= Francis Russell (art historian) =

British travel writer, historian and art expert

Francis Russell (born 1949) is a British travel writer, historian and art expert.

He was educated at the Dragon School, Westminster and Christ Church, Oxford, where he read history. Russell's maternal grandfather was the chemist and mountaineer George Ingle Finch; both his father, the botanist and Arctic explorer Robert Scott Russell, and his brother were also mountaineers.

Russell joined Christie's as a specialist in 1972, initially in the Department of Old Master Drawings and later in Old Master Pictures. He is a former Head of the International Old Master Picture Department. He advised Gervase Jackson-Stops on the selection of paintings and assisted on the catalogue for the Treasure Houses of Britain exhibition at the National Gallery of Art, Washington, D.C., and has published discoveries by artists as varied as Fra Angelico, Pontormo and Wright of Derby.

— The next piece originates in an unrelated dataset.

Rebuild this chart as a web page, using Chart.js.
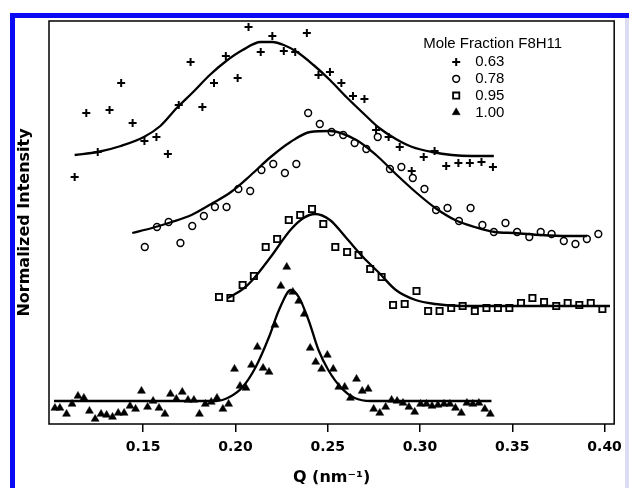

Considered one of the world's leading experts on Early Italian Renaissance gold-ground painting, Russell was a friend and frequent correspondent of Miklós Boskovits and Everett Fahy. He is also an expert on Italian Seicento and Settecento painting, especially Venetian vedute by artists such as Canaletto and Guardi, and on British eighteenth-century art history. His first published monograph was a catalogue of the iconography of Sir Walter Scott.

== Books and articles by Francis Russell ==

- Portraits of Sir Walter Scott: A study of romantic portraiture, London, 1987.
- John, 3rd Earl of Bute: Patron and Collector, London, Merrion Press, 2004.
- 52 Italian Places: A Pocket Grand Tour, London and Turin, Umberto Allemandi, 2007; 2nd edition, 101 Places in Italy: A private Grand Tour, London, Wilmington Square, 2014; 3rd edition, Places in Italy: A private Grand Tour. 150 essential places to visit, 1001 unforgettable works of art, London, Wilmington Square, 2019.
- Places in Turkey: A pocket Grand Tour, London, Frances Lincoln, 2010; 2nd edition, 123 places in Turkey: A private grand tour, London, Wilmington Square, 2017.
- Places in Syria: A pocket Grand Tour, London, Frances Lincoln, 2011.
- Places in Jordan: A pocket Grand Tour, London, Frances Lincoln, 2012.

Russell has contributed to The Burlington Magazine, Country Life and Cornucopia. His contributions to The Burlington number more than 79 individual titles.